Mais c’est surtout sur Wikipédia que nous trouvons les informations les plus utiles. Cette page précise que c’est une huile sur toile de 24 sur 58.4cm attribuée à Joseph Boze et appartenant à la collection Forsyth Wickes du musée des beaux-arts de Boston.
Sur le site Internet du musée, plus de détails sont donnés, dont le fait que ce portrait fut d’abord attribué à Greuze avant Boze. Notons toutefois, lorsque Joseph Boze eut droit en 2004 à une exposition à Martigues sa ville natale, un référencement de ses œuvres fut effectué, et le « cadet et son jeune frère » n’y fut pas intégré, car considéré comme trop peu caractéristique de l’artiste.
Le musée précise aussi la provenance de cette œuvre. Elle fut proposée lors d’une vente aux enchère des tableaux et meubles d’un château du blésois (région de Blois), à l’hôtel des ventes d’Orléans le 29 juillet 1930. Puis elle fut à nouveau vendue, probablement en cette même année 1930, par le marchand d’art Cailleux à Forsyth Wickes. Suite à la mort de ce collectionneur américain, le tableau ainsi que de nombreuses œuvres de l’école française du XVIIIe qui constituaient sa collection furent légués au musée de Boston le 8 janvier 1969.

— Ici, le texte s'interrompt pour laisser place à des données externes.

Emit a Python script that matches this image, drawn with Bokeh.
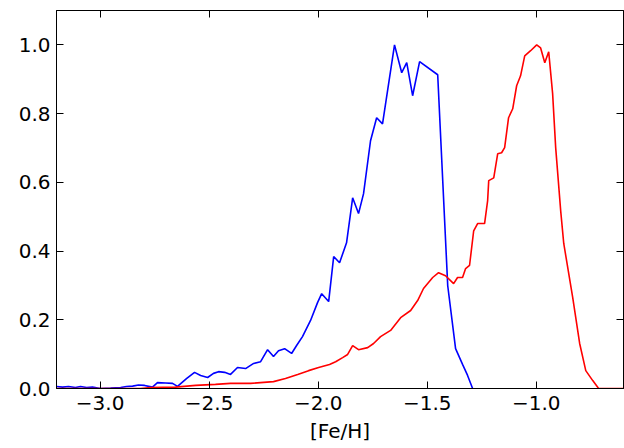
from bokeh.plotting import figure
from bokeh.models import Range1d, LinearAxis, FixedTicker
from bokeh.embed import file_html
from bokeh.resources import INLINE

# ---- data ----
blue_feh = [-3.200, -3.172, -3.145, -3.113, -3.090, -3.062, -3.035, -2.998, -2.952, -2.906,
            -2.879, -2.851, -2.824, -2.796, -2.760, -2.737, -2.700, -2.668, -2.645, -2.604,
            -2.567, -2.539, -2.507, -2.480, -2.457, -2.429, -2.402, -2.370, -2.333, -2.296,
            -2.264, -2.232, -2.205, -2.182, -2.154, -2.122, -2.099, -2.072, -2.035, -2.003,
            -1.984, -1.952, -1.929, -1.902, -1.870, -1.842, -1.815, -1.792, -1.760, -1.732,
            -1.705, -1.650, -1.617, -1.594, -1.567, -1.535, -1.452, -1.406, -1.370, -1.338,
            -1.315, -1.292]
blue_frac = [0.006, 0.004, 0.006, 0.003, 0.006, 0.003, 0.004, 0.000, 0.001, 0.003,
             0.006, 0.007, 0.010, 0.009, 0.004, 0.017, 0.016, 0.015, 0.006, 0.029,
             0.047, 0.038, 0.032, 0.044, 0.049, 0.047, 0.041, 0.061, 0.058, 0.073,
             0.078, 0.113, 0.093, 0.110, 0.116, 0.102, 0.125, 0.151, 0.198, 0.250,
             0.276, 0.253, 0.384, 0.366, 0.424, 0.555, 0.509, 0.567, 0.721, 0.788,
             0.770, 1.000, 0.919, 0.948, 0.852, 0.951, 0.913, 0.299, 0.116, 0.070,
             0.038, 0.000]

red_feh = [-3.200, -2.815, -2.769, -2.654, -2.562, -2.471, -2.402, -2.310, -2.205, -2.150,
           -2.094, -2.044, -1.998, -1.948, -1.920, -1.888, -1.865, -1.842, -1.815, -1.773,
           -1.746, -1.714, -1.668, -1.622, -1.576, -1.544, -1.517, -1.475, -1.448, -1.416,
           -1.379, -1.361, -1.338, -1.324, -1.306, -1.287, -1.269, -1.237, -1.223, -1.218,
           -1.195, -1.177, -1.159, -1.145, -1.127, -1.108, -1.090, -1.072, -1.053, -1.026,
           -0.998, -0.980, -0.961, -0.943, -0.925, -0.911, -0.888, -0.874, -0.833, -0.801,
           -0.773, -0.741, -0.714, -0.600]
red_frac = [0.000, 0.000, 0.003, 0.004, 0.009, 0.012, 0.015, 0.015, 0.020, 0.029,
            0.041, 0.052, 0.061, 0.070, 0.078, 0.090, 0.099, 0.125, 0.113, 0.119,
            0.131, 0.151, 0.169, 0.206, 0.227, 0.256, 0.291, 0.323, 0.337, 0.328,
            0.305, 0.323, 0.323, 0.349, 0.358, 0.459, 0.480, 0.480, 0.547, 0.605,
            0.613, 0.683, 0.686, 0.701, 0.788, 0.814, 0.881, 0.910, 0.968, 0.983,
            1.000, 0.991, 0.948, 0.980, 0.858, 0.701, 0.517, 0.422, 0.265, 0.131,
            0.052, 0.023, 0.000, 0.000]

x_ticks = [-3.0, -2.5, -2.0, -1.5, -1.0]
x_tick_labels = ["\u22123.0", "\u22122.5", "\u22122.0", "\u22121.5", "\u22121.0"]
y_ticks = [0.0, 0.2, 0.4, 0.6, 0.8, 1.0]
y_tick_labels = ["0.0", "0.2", "0.4", "0.6", "0.8", "1.0"]
x_label = "[Fe/H]"

FONT = "DejaVu Sans"
FSIZE = "20px"

p = figure(width=624, height=448, output_backend="svg", toolbar_location=None,
           x_range=Range1d(-3.2, -0.6), y_range=Range1d(0.0, 1.1),
           min_border_left=56, min_border_right=1, min_border_top=10, min_border_bottom=60,
           x_axis_label=x_label)

p.grid.visible = False
p.outline_line_color = "black"
p.outline_line_width = 1
p.background_fill_color = "white"
p.border_fill_color = "white"

xa = p.xaxis[0]
xa.ticker = FixedTicker(ticks=x_ticks)
xa.major_label_overrides = dict(zip(x_ticks, x_tick_labels))
ya = p.yaxis[0]
ya.ticker = FixedTicker(ticks=y_ticks)
ya.major_label_overrides = dict(zip(y_ticks, y_tick_labels))

for ax in (xa, ya):
    ax.major_tick_in = 7
    ax.major_tick_out = 0
    ax.minor_tick_line_color = None
    ax.axis_line_color = "black"
    ax.major_tick_line_color = "black"
    ax.major_label_text_font = FONT
    ax.major_label_text_font_size = FSIZE
    ax.major_label_text_color = "black"
xa.major_label_standoff = 7
ya.major_label_standoff = 6
xa.axis_label_text_font = FONT
xa.axis_label_text_font_size = FSIZE
xa.axis_label_text_font_style = "normal"
xa.axis_label_text_color = "black"
xa.axis_label_standoff = 6

top = LinearAxis(ticker=FixedTicker(ticks=x_ticks),
                 major_label_overrides={t: "" for t in x_ticks})
right = LinearAxis(ticker=FixedTicker(ticks=y_ticks),
                   major_label_overrides={t: "" for t in y_ticks})
for ax in (top, right):
    ax.major_tick_in = 7
    ax.major_tick_out = 0
    ax.minor_tick_line_color = None
    ax.axis_line_color = "black"
    ax.major_tick_line_color = "black"
    ax.major_label_standoff = 0
    ax.major_label_text_font_size = "1px"
p.add_layout(top, "above")
p.add_layout(right, "right")

p.line(blue_feh, blue_frac, line_color="#0000ff", line_width=1.6)
p.line(red_feh, red_frac, line_color="#ff0000", line_width=1.6)

open("out.html", "w").write(file_html(p, INLINE))
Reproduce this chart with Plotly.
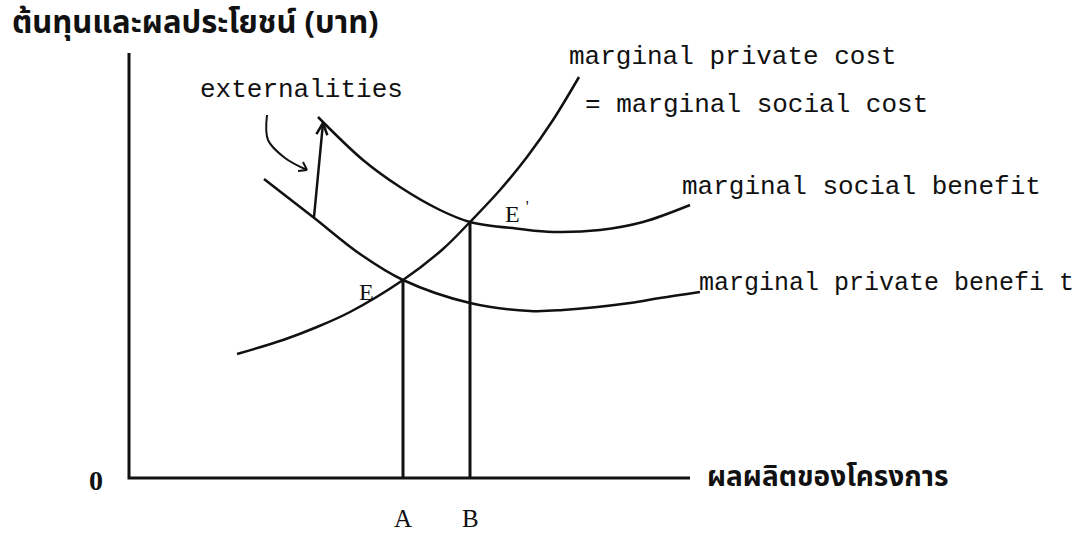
import math
import plotly.graph_objects as go

# quantity / price units (arbitrary)
mpc_q = [10.8, 15.4, 18.8, 22.1, 27.4, 31.4, 34.1, 37.1, 39.8, 42.4, 45.0]
mpc_p = [12.4, 13.8, 15.1, 16.6, 19.8, 22.9, 25.6, 28.8, 32.1, 35.8, 40.1]

msb_q = [18.9, 23.4, 27.1, 31.1, 34.1, 39.1, 42.4, 47.1, 51.4, 56.1]
msb_p = [36.1, 31.8, 29.1, 26.8, 25.6, 24.9, 24.6, 24.8, 25.6, 27.3]

mpb_q = [13.5, 18.4, 23.1, 27.4, 34.1, 40.1, 43.4, 50.1, 53.1, 57.1]
mpb_p = [29.9, 26.1, 22.4, 19.8, 17.5, 16.7, 16.8, 17.5, 18.0, 18.6]

# equilibria E (private) and E' (social)
eq_q = [27.4, 34.1]
eq_p = [19.8, 25.6]
eq_ticks = ["A", "B"]

# externality arrows
ext_arrow_q = [18.5, 19.4]
ext_arrow_p = [26.1, 35.5]
pointer_q = [13.8, 13.9, 15.6, 17.8]
pointer_p = [36.3, 33.8, 32.0, 30.8]

axis_q_max = 56.1
axis_p_max = 42.5

INK = "#111111"
MONO = "Liberation Mono, Courier New, monospace"
SERIF = "Liberation Serif, Times New Roman, serif"
THAI = "Noto Sans Thai, Loma, Garuda, Norasi, Tlwg Typo, Noto Sans, sans-serif"


def head(q, p, size=1.3, spread=25):
    """open V arrowhead at the last point of a path"""
    ang = math.atan2(p[-1] - p[-2], q[-1] - q[-2])
    xs, ys = [], []
    for s in (spread, -spread):
        a = ang + math.pi - math.radians(s)
        xs += [q[-1] + size * math.cos(a), q[-1], None]
        ys += [p[-1] + size * math.sin(a), p[-1], None]
    return xs, ys


fig = go.Figure()

line = dict(color=INK, width=2.5)

# axes
fig.add_trace(go.Scatter(x=[0, 0, axis_q_max], y=[axis_p_max, 0, 0], mode="lines",
                         line=dict(color=INK, width=3)))

# curves
for q, p in [(mpc_q, mpc_p), (msb_q, msb_p), (mpb_q, mpb_p)]:
    fig.add_trace(go.Scatter(x=q, y=p, mode="lines",
                             line=dict(color=INK, width=2.5, shape="spline", smoothing=1.0)))

# drop lines at A and B
for q, p in zip(eq_q, eq_p):
    fig.add_trace(go.Scatter(x=[q, q], y=[0, p], mode="lines", line=dict(color=INK, width=3)))

# arrows
fig.add_trace(go.Scatter(x=ext_arrow_q, y=ext_arrow_p, mode="lines", line=line))
hx, hy = head(ext_arrow_q, ext_arrow_p)
fig.add_trace(go.Scatter(x=hx, y=hy, mode="lines", line=line))
fig.add_trace(go.Scatter(x=pointer_q, y=pointer_p, mode="lines",
                         line=dict(color=INK, width=2, shape="spline")))
hx, hy = head(pointer_q, pointer_p, size=0.9, spread=35)
fig.add_trace(go.Scatter(x=hx, y=hy, mode="lines", line=dict(color=INK, width=2)))


def label(text, x, y, font, size, xanchor="left"):
    fig.add_annotation(x=x, y=y, text=text, showarrow=False, xanchor=xanchor, yanchor="middle",
                       font=dict(family=font, size=size, color=INK))


label("externalities", 17.25, 38.8, MONO, 26, "center")
label("marginal private cost", 43.8, 42.1, MONO, 26)
label("= marginal social cost", 45.4, 37.3, MONO, 26)
label("marginal social benefit", 55.1, 29.1, MONO, 26)
label("marginal private benefi t", 56.8, 19.5, MONO, 25)
label("E", 23.7, 18.6, SERIF, 24, "center")
label("E <sup>'</sup>", 37.4, 26.6, SERIF, 24)
label("<b>0</b>", -3.3, -0.2, SERIF, 28, "center")
for q, t in zip(eq_q, eq_ticks):
    label(t, q, -4.0, SERIF, 25, "center")
label("<b>ต้นทุนและผลประโยชน์ (บาท)</b>", -11.9, 45.5, THAI, 31)
label("<b>ผลผลิตของโครงการ</b>", 57.6, 0.1, THAI, 28)

fig.update_layout(
    width=1090, height=535,
    margin=dict(l=0, r=0, t=0, b=0),
    showlegend=False,
    plot_bgcolor="white", paper_bgcolor="white",
    xaxis=dict(range=[-12.9, 96.1], visible=False),
    yaxis=dict(range=[-5.7, 47.8], visible=False),
)

fig.write_html("out.html", config={"displayModeBar": False},
               post_script="document.body.style.margin='0';")
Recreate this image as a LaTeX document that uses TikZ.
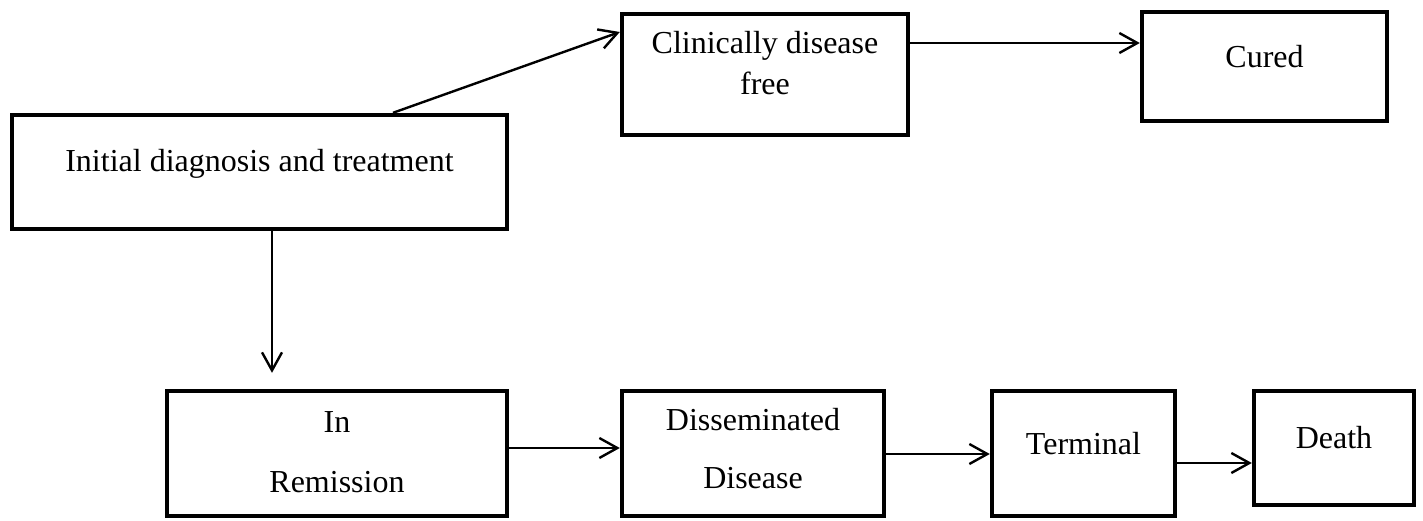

La source donnée concernant la vente du portrait nous intéressant est la revue des Beaux-Arts d’août 1930 qui indique que le tableau fut vendu pour 146 000 francs avec l’indication « portrait d’un cadet et son jeune frère par Greuze. »
Dans le catalogue de Jeffrey H. Munger référençant la collection de Forsyth Wickes et datant de 1991, il est indiqué :
« […] The Boze painting has always been identified as the Autichamp brothers […] ».
L’envie de mener l’enquête étant là, nous partîmes à la chasse aux renseignements. Grâce à Retronews, mention de cette vente est retrouvée dans le numéro des Beaux-arts cité et plusieurs autres journaux de l’époque. Nous y apprenons, de plus, que cette vente eut lieu le 22 juillet 1930 sous le marteau de Maître Farault commissaire priseur à Orléans ; et que ce portrait d’un cadet et de son jeune frère, qui fut attribué à Greuze par l’expert parisien Gaston Denis, et était le point d’orgue de cette vente. Il fut acquis par un amateur de la région d’Orléans.
Le Journal des arts du 19 juillet 1930 (Retronews)
 
 
Le Figaro du 18 juillet 1930 (Retronews
 
Le Paris Soir du 5 août (Gallica) indique quant à lui :
« A Orléans, c’est devant une très nombreuse assistance — il y avait pas mal de Parisiens — que Me Farault, avec le concours d’un expert de Paris, a dispersé un ensemble d’art et d’ameublement. Il est inutile d’ajouter que tout s’y est vendu à des prix plus que satisfaisants.
La pièce principale, un tableau attribué à Greuze, Portrait d’un cadet et de son jeune frère, fut adjugée : 146.000 fr. prix qui donne à réfléchir. Nous nous demandons, en effet, à combien serait monté ce tableau s’il avait été franchement étiqueté « Greuze ». Peut-être, aussi, aurait-il fait moins cher !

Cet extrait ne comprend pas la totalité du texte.